Les résultats officiels publiés le 26 avril ont montré que les candidats indépendants ont obtenu 72 sièges, contre 65 pour le Rassemblement des républicains (RDR) de Ouattara, et 49 pour le Parti démocratique de Côte d’Ivoire (PDCI) de l’ancien président Henri Konan Bédié. Le taux de participation pour ces élections était de 36,44 pour cent, selon la Commission électorale indépendante.
Les plateformes de chacun des candidats présentaient essentiellement des projets de développement locaux, tels que des propositions d’amélioration des écoles, centres de santé, marchés et des systèmes de transport.
Toutefois, plusieurs candidats ont cité l’emploi des jeunes et la réconciliation comme étant des questions plus importantes qu’ils espéraient aborder. Ouattara a été crédité du fait d’avoir relancé l’économie depuis son arrivée au pouvoir, bien qu’au niveau local cela ne se soit pas nécessairement traduit par une amélioration significative de la qualité de la vie.
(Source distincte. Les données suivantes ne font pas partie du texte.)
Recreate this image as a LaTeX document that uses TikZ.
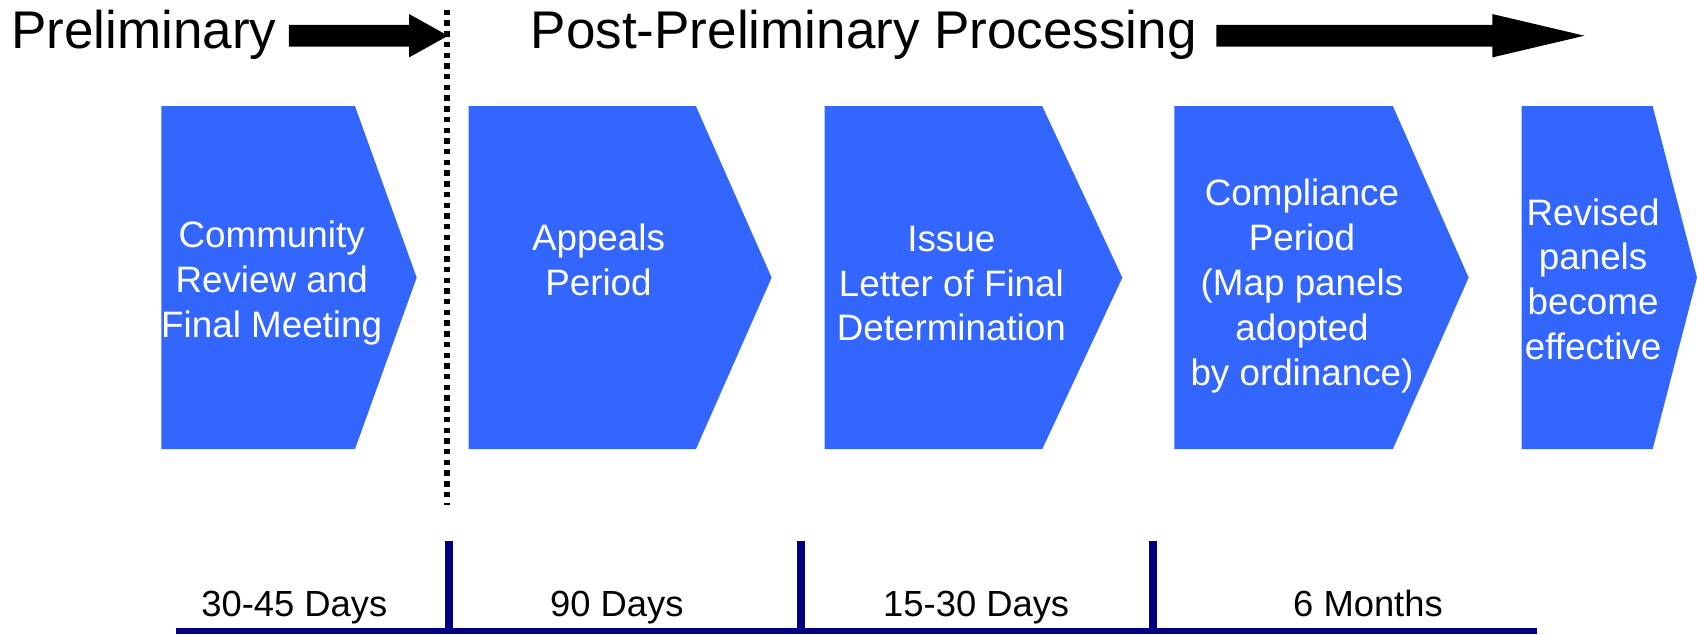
\documentclass[tikz,border=0pt]{standalone}
\usepackage{fontspec}
\setmainfont{Liberation Sans}
\definecolor{shapeblue}{HTML}{3366FF}
\definecolor{navyline}{HTML}{000080}
\begin{document}
\begin{tikzpicture}[x=0.5pt,y=-0.5pt,
  stage/.style={fill=shapeblue, draw=none},
  stagetext/.style={text=white, align=center, inner sep=0pt, font=\fontsize{17}{20.75}\selectfont},
  titletext/.style={anchor=base west, inner sep=0pt, font=\fontsize{24.5}{29}\selectfont},
  durtext/.style={anchor=base, inner sep=0pt, font=\fontsize{16.8}{20}\selectfont},
  bigarrow/.style={fill=black, draw=none},
  tickline/.style={draw=navyline, line width=3.6pt},
  baseline/.style={draw=navyline, line width=2.8pt},
  divider/.style={draw=black, line width=2.5pt, dash pattern=on 2.5pt off 2.45pt}
]
\useasboundingbox (0,0) rectangle (1568,586);

% titles
\node[titletext] (prelim) at (10,45) {Preliminary};
\node[titletext] (post) at (490,45) {Post-Preliminary Processing};

% big arrows
\fill[bigarrow] (267,23) -- (378,23) -- (378,13) -- (414,33) -- (378,53) -- (378,43) -- (267,43) -- cycle;
\fill[bigarrow] (1124,23) -- (1379,23) -- (1379,13) -- (1464,33) -- (1379,53) -- (1379,43) -- (1124,43) -- cycle;

% divider
\coordinate (divtop) at (413,9);
\coordinate (divbot) at (413,467);
\draw[divider] (divtop) -- (divbot);

% stages
\fill[stage] (149,98) -- (328,98) -- (385,256.5) -- (328,415) -- (149,415) -- cycle;
\fill[stage] (433,98) -- (643,98) -- (713,256.5) -- (643,415) -- (433,415) -- cycle;
\fill[stage] (762,98) -- (963,98) -- (1037,256.5) -- (963,415) -- (762,415) -- cycle;
\fill[stage] (1085,98) -- (1287,98) -- (1357,256.5) -- (1287,415) -- (1085,415) -- cycle;
\fill[stage] (1406,98) -- (1527,98) -- (1568,256.5) -- (1527,415) -- (1406,415) -- cycle;

\node[stagetext] (s1) at (251,261.5) {Community\\Review and\\Final Meeting};
\node[stagetext] (s2) at (553,240) {Appeals\\Period};
\node[stagetext] (s3) at (879,262) {Issue\\Letter of Final\\Determination};
\node[stagetext] (s4) at (1203,264) {Compliance\\Period\\(Map panels\\adopted\\by ordinance)};
\node[stagetext] (s5) at (1472,258) {Revised\\panels\\become\\effective};

% timeline
\coordinate (tlL) at (163,583);
\coordinate (tlR) at (1420,583);
\draw[baseline] (tlL) -- (tlR);
\coordinate (t1a) at (415,500); \coordinate (t1b) at (415,583);
\coordinate (t2a) at (740,500); \coordinate (t2b) at (740,583);
\coordinate (t3a) at (1065,500); \coordinate (t3b) at (1065,583);
\draw[tickline] (t1a) -- (t1b);
\draw[tickline] (t2a) -- (t2b);
\draw[tickline] (t3a) -- (t3b);

\node[durtext] (d1) at (272,570) {30-45 Days};
\node[durtext] (d2) at (570,570) {90 Days};
\node[durtext] (d3) at (902,570) {15-30 Days};
\node[durtext] (d4) at (1264,570) {6 Months};
\end{tikzpicture}
\end{document}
« Le succès des candidats indépendants a été la principale surprise de ces élections, qui semblent avoir été plus disputées que prévu au début malgré la décision du FPI (Front populaire ivoirien de l’ancien président Laurent Gbagbo) de boycotter les élections », a expliqué à IPS, Samir Gadio, un analyste des marchés émergents basé à Londres chez Standard Bank.
« Cela insinue que le processus démocratique se développe et que divers appareils de parti commencent peut-être à perdre progressivement leur influence auparavant grande sur la société ivoirienne ».
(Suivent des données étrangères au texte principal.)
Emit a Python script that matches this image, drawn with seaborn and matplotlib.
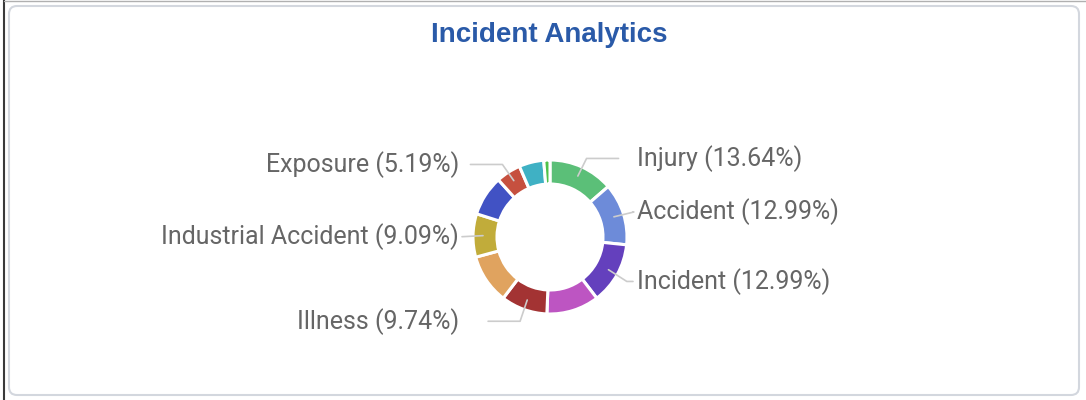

Le scrutin de 21 avril était la première occasion pour les Ivoiriens de choisir des dirigeants municipaux et régionaux depuis plus d’une décennie, en raison d’une crise politique prolongée qui a rendu impossible l’organisation des élections locales.
La crise s’est soldée par cinq mois de violences qui ont tué au moins 3.000 personnes après que Gbagbo a refusé de quitter le pouvoir bien qu’il ait perdu au second tour de l’élection présidentielle de novembre 2010 au profit de Ouattara. Gbagbo a été arrêté en avril 2011 suite à une intervention de la France et des Nations Unies.
Le FPI de l’ancien président a choisi de boycotter les élections locales, tout comme il avait boycotté les élections législatives en 2011.
Cette situation semblait laisser le champ libre au RDR et au PDCI, dont le soutien pour Ouattara en 2010 a permis de le propulser à la victoire.
Mais, plusieurs des soi-disant candidats indépendants étaient en réalité des membres du FPI qui se sont opposés à la décision du parti de boycotter le scrutin. Le FPI a ouvertement reconnu cela dans une déclaration annonçant la suspension de 15 candidats qui avaient décidé de se présenter.
D’autres candidats indépendants avaient des liens avec le RDR ou le PDCI mais n’ont pas été choisis pour représenter ces partis dans les élections locales.
C’était le cas de Farikou Soumahoro, un candidat indépendant dans le quartier d’Adjamé, à Abidjan, qui était autrefois un organisateur pour le RDR. Il n’a pas été retenu lors de la sélection officielle pour les élections municipales, et il a perdu au profit du candidat du RDR par seulement 1.000 voix, incitant ses partisans à descendre dans les rues pendant deux jours en signe de protestation.
Mais bien que certains candidats indépendants aient des liens clairs avec la coalition, ils se présentaient encore comme des outsiders, rivalisant avec les candidats officiellement retenus qui ont bénéficié des ressources financières et des bases de soutien des partis.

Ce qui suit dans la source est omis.